DIRECTIONS
Carry none of the pictures over; set down the material below exactly.

DATASET CONTENT
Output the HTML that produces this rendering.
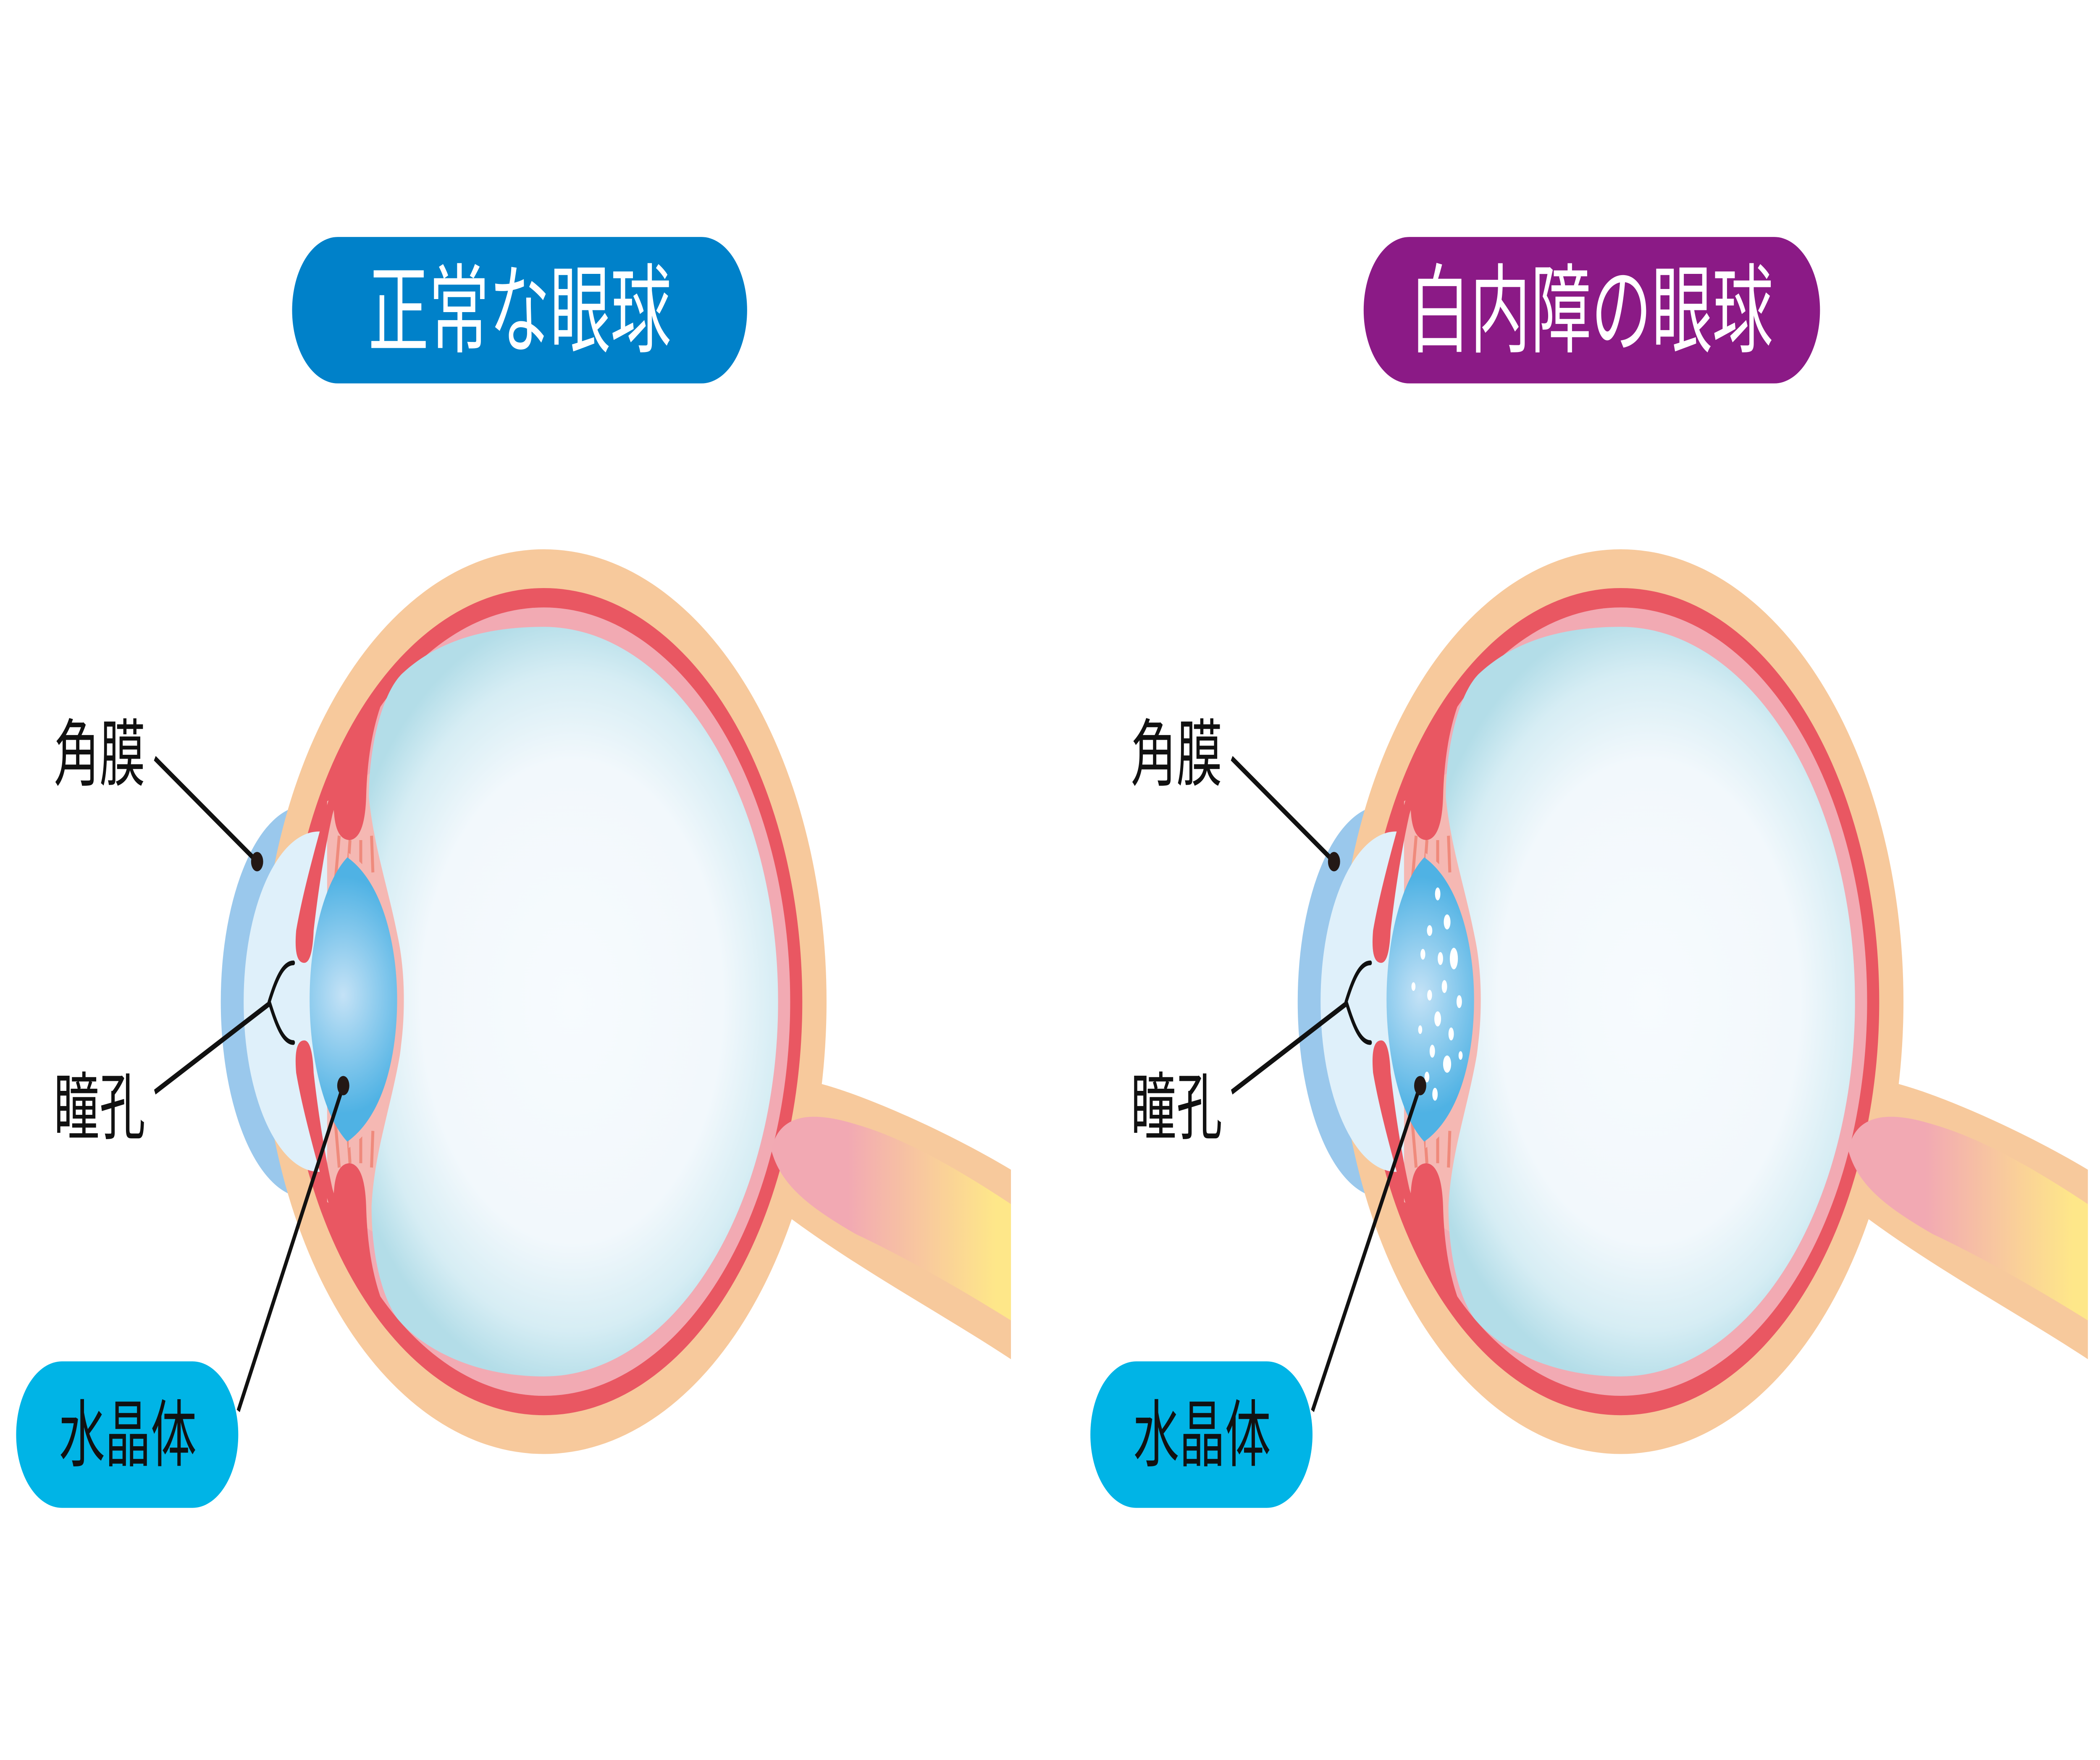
<!DOCTYPE html>
<html><head><meta charset="utf-8"><style>
html,body{margin:0;padding:0;background:#fff;width:100vw;height:100vh;overflow:hidden;}
svg{display:block;width:100vw;height:100vh;}
text{font-family:"Liberation Sans","Noto Sans CJK JP",sans-serif;}
</style></head><body>
<svg viewBox="0 0 1560 817.06" preserveAspectRatio="none" xmlns="http://www.w3.org/2000/svg">
<defs>
<radialGradient id="vit" gradientUnits="userSpaceOnUse" cx="425" cy="465" r="180">
<stop offset="0" stop-color="#f7fbfe"/><stop offset="0.62" stop-color="#f2f8fc"/><stop offset="0.85" stop-color="#d6edf4"/><stop offset="1" stop-color="#b3dde8"/>
</radialGradient>
<radialGradient id="lens" gradientUnits="userSpaceOnUse" cx="255" cy="462" r="55">
<stop offset="0" stop-color="#c4e2f6"/><stop offset="1" stop-color="#4fb2e4"/>
</radialGradient>
<linearGradient id="nerve" gradientUnits="userSpaceOnUse" x1="630" y1="0" x2="740" y2="0">
<stop offset="0" stop-color="#f2a9b3"/><stop offset="1" stop-color="#fee789"/>
</linearGradient>
<g id="eye">
<ellipse cx="227" cy="465" rx="63" ry="91" fill="#9ac8ec"/>
<path d="M600,450 L609,503 C640,508 700,524 751,543 L751,631 C700,610 640,590 586,565 L560,560 Z" fill="#f7c99c"/>
<circle cx="404" cy="465" r="210" fill="#f7c99c"/>
<circle cx="404" cy="465" r="192" fill="#e95762"/>
<circle cx="404" cy="465" r="183" fill="#f2aab3"/>
<ellipse cx="237" cy="465" rx="56" ry="79" fill="#dff0fa"/>
<path d="M243,372 L292,352 L302,465 L292,578 L243,558 Z" fill="#f5b8b3"/>
<g stroke="#ef8a7c" stroke-width="2.2">
<line x1="252" y1="388" x2="249" y2="410"/><line x1="260" y1="390" x2="258" y2="408"/><line x1="268" y1="390" x2="268" y2="405"/><line x1="276" y1="388" x2="277" y2="405"/>
<line x1="252" y1="542" x2="249" y2="520"/><line x1="260" y1="540" x2="258" y2="522"/><line x1="268" y1="540" x2="268" y2="525"/><line x1="276" y1="542" x2="277" y2="525"/>
</g>
<path d="M404,291 A174 174 0 0 1 404,639 C350,639 312,625 295,612 C282,600 276,580 276,560 C278,535 290,515 297,490 C300,478 300,452 297,440 C290,415 278,395 274,370 C274,345 285,320 300,312 C330,295 370,291 404,291 Z" fill="url(#vit)"/>
<path d="M259,396 C292,410 300,440 300,464 C300,490 292,518 259,533 Z" fill="#f5b8b3"/>
<path d="M258,398 C285,410 295,440 295,464 C295,490 285,518 258,530 C240,518 230,490 230,464 C230,438 240,410 258,398 Z" fill="url(#lens)"/>
<path id="rb" d="M318,300 C290,310 265,328 254,350 C241,378 226,410 220,432 Q218,447 226,447 Q232,447 233,432 C237,410 242,392 247,378 L248,376 Q249,390 260,390 Q271,389 272,370 C273,345 281,324 297,310 L335,292 Z" fill="#e95762"/>
<use href="#rb" transform="matrix(1 0 0 -1 0 930)"/>
<path d="M573,534 C578,518 600,515 636,522 C670,528 710,542 751,559 L751,613 C710,597 670,583 636,573 C600,560 580,550 573,534 Z" fill="url(#nerve)"/>
<path d="M218,447 C210,447 205,455 200,465 C205,475 210,484 218,484" fill="none" stroke="#111" stroke-width="2.2" stroke-linecap="round"/>
</g>
</defs>

<use href="#eye"/>
<use href="#eye" transform="translate(800,0)"/>

<g fill="#ffffff">
<ellipse cx="1068" cy="415" rx="2" ry="3"/><ellipse cx="1075" cy="428" rx="2.5" ry="3.5"/><ellipse cx="1062" cy="432" rx="2" ry="2.5"/>
<ellipse cx="1080" cy="445" rx="3" ry="5"/><ellipse cx="1070" cy="445" rx="2" ry="3"/><ellipse cx="1057" cy="443" rx="1.8" ry="2.5"/>
<ellipse cx="1073" cy="458" rx="2" ry="3"/><ellipse cx="1084" cy="465" rx="2" ry="3"/><ellipse cx="1062" cy="462" rx="1.8" ry="2.5"/>
<ellipse cx="1068" cy="473" rx="2.5" ry="3.5"/><ellipse cx="1078" cy="480" rx="2" ry="3"/><ellipse cx="1055" cy="478" rx="1.5" ry="2"/>
<ellipse cx="1064" cy="488" rx="2" ry="3"/><ellipse cx="1075" cy="494" rx="3" ry="4"/><ellipse cx="1060" cy="500" rx="1.8" ry="2.5"/>
<ellipse cx="1066" cy="508" rx="2" ry="3"/><ellipse cx="1085" cy="490" rx="1.5" ry="2"/><ellipse cx="1050" cy="458" rx="1.5" ry="2"/>
</g>

<rect x="217" y="110" width="338" height="68" rx="34" fill="#0081c9"/>
<text x="386" y="160" font-size="45" fill="#fff" text-anchor="middle">正常な眼球</text>
<rect x="1013" y="110" width="339" height="68" rx="34" fill="#8b1a86"/>
<text x="1182" y="160" font-size="45" fill="#fff" text-anchor="middle">白内障の眼球</text>

<g stroke="#111" stroke-width="2.5" fill="none">
<line x1="115" y1="352" x2="191" y2="400"/>
<line x1="115" y1="507" x2="200" y2="466"/>
<line x1="177" y1="655" x2="255" y2="504"/>
<line x1="915" y1="352" x2="991" y2="400"/>
<line x1="915" y1="507" x2="1000" y2="466"/>
<line x1="975" y1="655" x2="1055" y2="504"/>
</g>
<g fill="#231815">
<circle cx="191" cy="400" r="4.5"/><circle cx="255" cy="504" r="4.5"/>
<circle cx="991" cy="400" r="4.5"/><circle cx="1055" cy="504" r="4.5"/>
</g>
<text x="40" y="362" font-size="34" fill="#111">角膜</text>
<text x="40" y="526" font-size="34" fill="#111">瞳孔</text>
<rect x="12" y="632" width="165" height="68" rx="34" fill="#00b4e6"/>
<text x="95" y="678" font-size="34" fill="#111" text-anchor="middle">水晶体</text>

<text x="840" y="362" font-size="34" fill="#111">角膜</text>
<text x="840" y="526" font-size="34" fill="#111">瞳孔</text>
<rect x="810" y="632" width="165" height="68" rx="34" fill="#00b4e6"/>
<text x="893" y="678" font-size="34" fill="#111" text-anchor="middle">水晶体</text>
</svg>
</body></html>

ANSWER TO THIS PROBLEM
Output the HTML that produces this rendering.
<!DOCTYPE html>
<html><head><meta charset="utf-8"><style>
html,body{margin:0;padding:0;background:#fff;width:100vw;height:100vh;overflow:hidden;}
svg{display:block;width:100vw;height:100vh;}
text{font-family:"Liberation Sans","Noto Sans CJK JP",sans-serif;}
</style></head><body>
<svg viewBox="0 0 1560 817.06" preserveAspectRatio="none" xmlns="http://www.w3.org/2000/svg">
<defs>
<radialGradient id="vit" gradientUnits="userSpaceOnUse" cx="425" cy="465" r="180">
<stop offset="0" stop-color="#f7fbfe"/><stop offset="0.62" stop-color="#f2f8fc"/><stop offset="0.85" stop-color="#d6edf4"/><stop offset="1" stop-color="#b3dde8"/>
</radialGradient>
<radialGradient id="lens" gradientUnits="userSpaceOnUse" cx="255" cy="462" r="55">
<stop offset="0" stop-color="#c4e2f6"/><stop offset="1" stop-color="#4fb2e4"/>
</radialGradient>
<linearGradient id="nerve" gradientUnits="userSpaceOnUse" x1="630" y1="0" x2="740" y2="0">
<stop offset="0" stop-color="#f2a9b3"/><stop offset="1" stop-color="#fee789"/>
</linearGradient>
<g id="eye">
<ellipse cx="227" cy="465" rx="63" ry="91" fill="#9ac8ec"/>
<path d="M600,450 L609,503 C640,508 700,524 751,543 L751,631 C700,610 640,590 586,565 L560,560 Z" fill="#f7c99c"/>
<circle cx="404" cy="465" r="210" fill="#f7c99c"/>
<circle cx="404" cy="465" r="192" fill="#e95762"/>
<circle cx="404" cy="465" r="183" fill="#f2aab3"/>
<ellipse cx="237" cy="465" rx="56" ry="79" fill="#dff0fa"/>
<path d="M243,372 L292,352 L302,465 L292,578 L243,558 Z" fill="#f5b8b3"/>
<g stroke="#ef8a7c" stroke-width="2.2">
<line x1="252" y1="388" x2="249" y2="410"/><line x1="260" y1="390" x2="258" y2="408"/><line x1="268" y1="390" x2="268" y2="405"/><line x1="276" y1="388" x2="277" y2="405"/>
<line x1="252" y1="542" x2="249" y2="520"/><line x1="260" y1="540" x2="258" y2="522"/><line x1="268" y1="540" x2="268" y2="525"/><line x1="276" y1="542" x2="277" y2="525"/>
</g>
<path d="M404,291 A174 174 0 0 1 404,639 C350,639 312,625 295,612 C282,600 276,580 276,560 C278,535 290,515 297,490 C300,478 300,452 297,440 C290,415 278,395 274,370 C274,345 285,320 300,312 C330,295 370,291 404,291 Z" fill="url(#vit)"/>
<path d="M259,396 C292,410 300,440 300,464 C300,490 292,518 259,533 Z" fill="#f5b8b3"/>
<path d="M258,398 C285,410 295,440 295,464 C295,490 285,518 258,530 C240,518 230,490 230,464 C230,438 240,410 258,398 Z" fill="url(#lens)"/>
<path id="rb" d="M318,300 C290,310 265,328 254,350 C241,378 226,410 220,432 Q218,447 226,447 Q232,447 233,432 C237,410 242,392 247,378 L248,376 Q249,390 260,390 Q271,389 272,370 C273,345 281,324 297,310 L335,292 Z" fill="#e95762"/>
<use href="#rb" transform="matrix(1 0 0 -1 0 930)"/>
<path d="M573,534 C578,518 600,515 636,522 C670,528 710,542 751,559 L751,613 C710,597 670,583 636,573 C600,560 580,550 573,534 Z" fill="url(#nerve)"/>
<path d="M218,447 C210,447 205,455 200,465 C205,475 210,484 218,484" fill="none" stroke="#111" stroke-width="2.2" stroke-linecap="round"/>
</g>
</defs>

<use href="#eye"/>
<use href="#eye" transform="translate(800,0)"/>

<g fill="#ffffff">
<ellipse cx="1068" cy="415" rx="2" ry="3"/><ellipse cx="1075" cy="428" rx="2.5" ry="3.5"/><ellipse cx="1062" cy="432" rx="2" ry="2.5"/>
<ellipse cx="1080" cy="445" rx="3" ry="5"/><ellipse cx="1070" cy="445" rx="2" ry="3"/><ellipse cx="1057" cy="443" rx="1.8" ry="2.5"/>
<ellipse cx="1073" cy="458" rx="2" ry="3"/><ellipse cx="1084" cy="465" rx="2" ry="3"/><ellipse cx="1062" cy="462" rx="1.8" ry="2.5"/>
<ellipse cx="1068" cy="473" rx="2.5" ry="3.5"/><ellipse cx="1078" cy="480" rx="2" ry="3"/><ellipse cx="1055" cy="478" rx="1.5" ry="2"/>
<ellipse cx="1064" cy="488" rx="2" ry="3"/><ellipse cx="1075" cy="494" rx="3" ry="4"/><ellipse cx="1060" cy="500" rx="1.8" ry="2.5"/>
<ellipse cx="1066" cy="508" rx="2" ry="3"/><ellipse cx="1085" cy="490" rx="1.5" ry="2"/><ellipse cx="1050" cy="458" rx="1.5" ry="2"/>
</g>

<rect x="217" y="110" width="338" height="68" rx="34" fill="#0081c9"/>
<text x="386" y="160" font-size="45" fill="#fff" text-anchor="middle">正常な眼球</text>
<rect x="1013" y="110" width="339" height="68" rx="34" fill="#8b1a86"/>
<text x="1182" y="160" font-size="45" fill="#fff" text-anchor="middle">白内障の眼球</text>

<g stroke="#111" stroke-width="2.5" fill="none">
<line x1="115" y1="352" x2="191" y2="400"/>
<line x1="115" y1="507" x2="200" y2="466"/>
<line x1="177" y1="655" x2="255" y2="504"/>
<line x1="915" y1="352" x2="991" y2="400"/>
<line x1="915" y1="507" x2="1000" y2="466"/>
<line x1="975" y1="655" x2="1055" y2="504"/>
</g>
<g fill="#231815">
<circle cx="191" cy="400" r="4.5"/><circle cx="255" cy="504" r="4.5"/>
<circle cx="991" cy="400" r="4.5"/><circle cx="1055" cy="504" r="4.5"/>
</g>
<text x="40" y="362" font-size="34" fill="#111">角膜</text>
<text x="40" y="526" font-size="34" fill="#111">瞳孔</text>
<rect x="12" y="632" width="165" height="68" rx="34" fill="#00b4e6"/>
<text x="95" y="678" font-size="34" fill="#111" text-anchor="middle">水晶体</text>

<text x="840" y="362" font-size="34" fill="#111">角膜</text>
<text x="840" y="526" font-size="34" fill="#111">瞳孔</text>
<rect x="810" y="632" width="165" height="68" rx="34" fill="#00b4e6"/>
<text x="893" y="678" font-size="34" fill="#111" text-anchor="middle">水晶体</text>
</svg>
</body></html>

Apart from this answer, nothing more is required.